Ray possibly lied when he recanted his confession. His descriptions of the assassination and Raoul or others involved in a setup vary. Furthermore, no potential co-conspirators or alternative perpetrators have ever been identified. Because Ray was serving a life sentence, any evidence proving his innocence could have meant his release from prison. Why then did the King family and friends believe that Ray was innocent? Although they never named an alternative assassin, Coretta Scott King argued that “local, state, and federal government agencies were deeply involved in the assassination” of Dr. Martin Luther King Jr.

The King family had reason to believe that the government was involved in the assassination. The Federal Bureau of Investigation had wiretapped King’s home, offices, and hotel rooms before his assassination, looking to gather information on associations with the Communist party. Instead, they found blackmail material: evidence of King’s unpastoral sexual conduct.

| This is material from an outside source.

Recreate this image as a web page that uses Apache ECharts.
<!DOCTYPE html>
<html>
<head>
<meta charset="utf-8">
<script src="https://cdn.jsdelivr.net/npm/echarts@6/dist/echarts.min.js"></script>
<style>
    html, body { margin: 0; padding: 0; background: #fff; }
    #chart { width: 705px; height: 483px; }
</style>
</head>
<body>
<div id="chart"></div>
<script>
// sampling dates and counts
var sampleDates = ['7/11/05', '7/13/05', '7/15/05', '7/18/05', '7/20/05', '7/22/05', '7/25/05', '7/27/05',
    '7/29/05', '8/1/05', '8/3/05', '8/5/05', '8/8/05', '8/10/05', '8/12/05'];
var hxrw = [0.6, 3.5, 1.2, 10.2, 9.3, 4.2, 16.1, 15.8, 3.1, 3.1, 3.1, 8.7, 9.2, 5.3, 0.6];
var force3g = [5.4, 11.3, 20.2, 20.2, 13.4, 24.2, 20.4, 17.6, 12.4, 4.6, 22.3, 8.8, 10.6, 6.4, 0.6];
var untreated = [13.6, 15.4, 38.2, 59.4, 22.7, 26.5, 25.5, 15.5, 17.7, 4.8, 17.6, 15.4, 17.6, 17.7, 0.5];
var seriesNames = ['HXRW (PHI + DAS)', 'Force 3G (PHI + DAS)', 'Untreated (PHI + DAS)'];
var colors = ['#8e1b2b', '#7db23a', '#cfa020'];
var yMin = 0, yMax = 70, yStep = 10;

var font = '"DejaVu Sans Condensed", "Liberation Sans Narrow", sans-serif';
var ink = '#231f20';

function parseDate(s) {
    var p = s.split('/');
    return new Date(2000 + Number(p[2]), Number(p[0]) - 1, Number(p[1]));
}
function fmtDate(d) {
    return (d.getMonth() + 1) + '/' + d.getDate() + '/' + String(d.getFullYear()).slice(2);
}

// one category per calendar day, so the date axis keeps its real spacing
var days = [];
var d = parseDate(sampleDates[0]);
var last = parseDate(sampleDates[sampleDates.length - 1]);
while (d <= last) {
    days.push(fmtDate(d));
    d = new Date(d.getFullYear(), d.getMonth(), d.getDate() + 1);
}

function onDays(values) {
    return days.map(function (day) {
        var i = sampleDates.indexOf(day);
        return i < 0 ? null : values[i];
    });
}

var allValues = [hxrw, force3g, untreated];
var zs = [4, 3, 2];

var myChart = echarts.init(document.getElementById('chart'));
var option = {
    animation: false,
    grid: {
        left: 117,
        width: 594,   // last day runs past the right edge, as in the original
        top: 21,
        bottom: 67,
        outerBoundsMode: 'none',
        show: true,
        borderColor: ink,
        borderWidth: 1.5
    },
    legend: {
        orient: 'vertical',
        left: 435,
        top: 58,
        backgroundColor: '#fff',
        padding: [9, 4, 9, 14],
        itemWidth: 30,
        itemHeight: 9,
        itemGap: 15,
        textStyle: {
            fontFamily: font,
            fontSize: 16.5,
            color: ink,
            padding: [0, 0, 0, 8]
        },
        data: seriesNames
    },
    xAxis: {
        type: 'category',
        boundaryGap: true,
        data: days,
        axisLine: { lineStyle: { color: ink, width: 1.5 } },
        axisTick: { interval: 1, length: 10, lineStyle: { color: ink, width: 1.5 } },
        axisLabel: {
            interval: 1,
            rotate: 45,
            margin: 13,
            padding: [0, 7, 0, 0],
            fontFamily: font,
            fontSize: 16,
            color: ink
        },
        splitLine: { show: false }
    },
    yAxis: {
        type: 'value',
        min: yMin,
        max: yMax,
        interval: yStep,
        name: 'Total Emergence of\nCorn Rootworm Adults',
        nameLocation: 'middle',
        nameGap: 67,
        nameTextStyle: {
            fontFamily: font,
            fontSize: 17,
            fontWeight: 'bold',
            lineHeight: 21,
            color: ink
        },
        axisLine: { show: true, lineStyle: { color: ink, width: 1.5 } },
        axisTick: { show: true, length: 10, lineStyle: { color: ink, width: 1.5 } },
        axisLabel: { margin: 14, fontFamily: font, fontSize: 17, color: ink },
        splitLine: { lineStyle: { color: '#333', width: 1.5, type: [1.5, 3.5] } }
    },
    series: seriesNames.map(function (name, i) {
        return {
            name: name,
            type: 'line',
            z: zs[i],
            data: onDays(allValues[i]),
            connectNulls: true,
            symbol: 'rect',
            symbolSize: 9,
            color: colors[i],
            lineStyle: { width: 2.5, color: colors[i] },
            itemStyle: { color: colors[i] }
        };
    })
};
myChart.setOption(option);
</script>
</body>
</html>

King received threatening letters full of racist attacks and intimate knowledge of his extramarital affairs, explicit enough to harm his reputation. Many of these letters ended in threats to King’s safety or life. Dr. King and his family wholeheartedly believed that former FBI director J. Edgar Hoover sent these notes. It was no secret that Hoover and his department despised King, claiming that he was a threat to national security. In short, the family’s paranoia was warranted.

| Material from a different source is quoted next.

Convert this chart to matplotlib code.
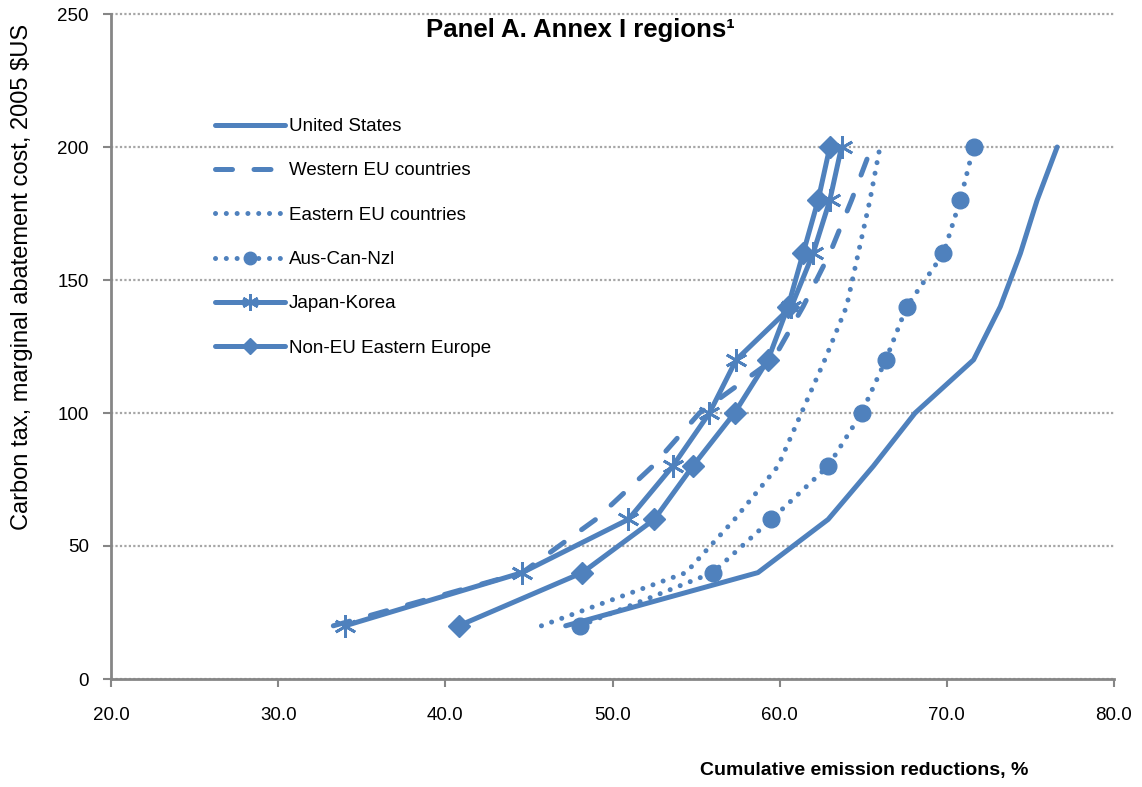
import matplotlib
matplotlib.use("Agg")
import matplotlib.pyplot as plt

plt.rcParams['font.family'] = ['Liberation Sans', 'DejaVu Sans']

# ---- data ----
tax = [20, 40, 60, 80, 100, 120, 140, 160, 180, 200]
united_states = [47.2, 58.7, 62.9, 65.6, 68.1, 71.6, 73.2, 74.4, 75.4, 76.6]
western_eu = [33.3, 44.6, 49.0, 52.4, 55.2, 59.6, 61.4, 63.0, 64.3, 65.5]
eastern_eu = [45.75, 54.4, 57.3, 59.9, 61.3, 62.7, 64.0, 64.7, 65.4, 66.0]
aus_can_nzl = [48.05, 56.0, 59.5, 62.9, 64.9, 66.35, 67.6, 69.8, 70.8, 71.6]
japan_korea = [34.0, 44.6, 50.95, 53.6, 55.8, 57.4, 60.7, 62.0, 63.0, 63.7]
non_eu_east = [40.8, 48.2, 52.5, 54.8, 57.3, 59.3, 60.5, 61.4, 62.3, 63.0]

labels = ["United States", "Western EU countries", "Eastern EU countries",
          "Aus-Can-Nzl", "Japan-Korea", "Non-EU Eastern Europe"]
x_ticks = [20, 30, 40, 50, 60, 70, 80]
y_ticks = [0, 50, 100, 150, 200, 250]

blue = "#4F81BD"
grey = "#A6A6A6"
lw = 3.6

fig = plt.figure(figsize=(11.42, 7.87), dpi=100)
ax = fig.add_axes([111/1142, 1-679/787, (1114-111)/1142, (679-14)/787])

common = dict(color=blue, lw=lw, solid_capstyle='round', dash_capstyle='round',
              solid_joinstyle='round')
ax.plot(united_states, tax, label=labels[0], **common)
ax.plot(western_eu, tax, label=labels[1], linestyle=(0, (3.4, 4.3)), **common)
ax.plot(eastern_eu, tax, label=labels[2], linestyle=(0, (0.01, 2.15)), **common)
ax.plot(aus_can_nzl, tax, label=labels[3], linestyle=(0, (0.01, 2.15)),
        marker='o', ms=12, mfc=blue, mec=blue, **common)
ax.plot(japan_korea, tax, label=labels[4], marker=(6, 2, 0), ms=16, mew=2,
        mec=blue, **common)
ax.plot(non_eu_east, tax, label=labels[5], marker='D', ms=11, mfc=blue, mec=blue,
        **common)

ax.set_xlim(20, 80)
ax.set_ylim(0, 250)
ax.set_xticks(x_ticks)
ax.set_xticklabels([f"{v:.1f}" for v in x_ticks])
ax.set_yticks(y_ticks)
ax.set_yticklabels([str(v) for v in y_ticks])

for s in ['top', 'right']:
    ax.spines[s].set_visible(False)
for s in ['left', 'bottom']:
    ax.spines[s].set_color('#868686')
    ax.spines[s].set_linewidth(2)

ax.tick_params(axis='both', colors='#868686', labelcolor='black', labelsize=13.5,
               width=1.5, length=6, direction='out')
ax.tick_params(axis='x', pad=14)
ax.tick_params(axis='y', pad=10)

ax.yaxis.grid(True, color=grey, linestyle=(0, (1, 1)), linewidth=1.6)
ax.set_axisbelow(True)
for gl in ax.get_ygridlines():
    gl.set_clip_on(False)

leg = ax.legend(loc='upper left', bbox_to_anchor=((215-111)/1003, (679-118)/665),
                frameon=False, fontsize=13.5, handlelength=3.75, handletextpad=0.2,
                labelspacing=1.45, borderpad=0, borderaxespad=0, numpoints=1)
for h in leg.legend_handles:
    if h.get_marker() not in (None, 'None', ''):
        h.set_markersize(h.get_markersize() * 0.75)

ax.text((580-111)/1003, (679-30)/665, "Panel A. Annex I regions\u00b9",
        transform=ax.transAxes, ha='center', va='center', fontsize=18.5,
        fontweight='bold')

fig.text(22/1142, 1-277/787, "Carbon tax, marginal abatement cost, 2005 $US",
         rotation=90, ha='center', va='center', fontsize=17)
fig.text(864/1142, 1-770/787, "Cumulative emission reductions, %",
         ha='center', va='center', fontsize=14, fontweight='bold')

fig.savefig("out.png", dpi=100)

Yet the FBI’s animosity towards Black social leaders extended farther and deadlier. Just a year after Dr. King’s death, the Chicago Police Department assassinated Black Panther Party leaders Fred Hampton and Mark Clark. The Federal Bureau of Investigation had planted someone into Hampton’s professional circles to deliberately drug him, then tipped off the Chicago Police Department, murdered the two leaders in a raid of Hampton’s west-side apartment. When documents detailing the federal government’s involvement were uncovered, the victims’ families sued for violation of civil rights and obstruction of the judicial process. 

Conspiratorial beliefs have long prospered in minority communities threatened by the United States government, and for legitimate reasons. Black filmmaker Spike Lee once said, “There are many other examples if we go down the line, where stuff like [Katrina and Tuskegee Experiments} happened to African-American people. I don’t put anything past the American Government when it comes to people of color in this country.” Simply put, the government’s treatment of minority communities has created distrust in the government. According to political scientists Joseph Uscinksi and Joseph Parent, people belonging to groups that are out of power are more likely to create and believe conspiracy theories about their oppressors. This is a form of coping with oppression, and in the Civil Rights era, systematic racism rightfully made King and his family suspicious and made the FBI’s attacks on King and other Civil Rights leaders seem to be more plausible.

While the Federal Bureau of Investigation may not have pulled the trigger or orchestrated the details of King’s assassination, they are far from innocent because of their repeated threats to King’s life. His family’s lack of faith in the U.S. Justice Department was founded in the government’s racist institutions and the FBI’s history of illegal surveillance. James Earl Ray very likely assassinated Dr. King, acting alone and on his own free will. Yet, the Federal Government was responsible for invading Dr. King’s privacy, illegally surveilling him, and blackmailing him. What many believe to be an unfounded conspiracy theory has been justified by social and political context.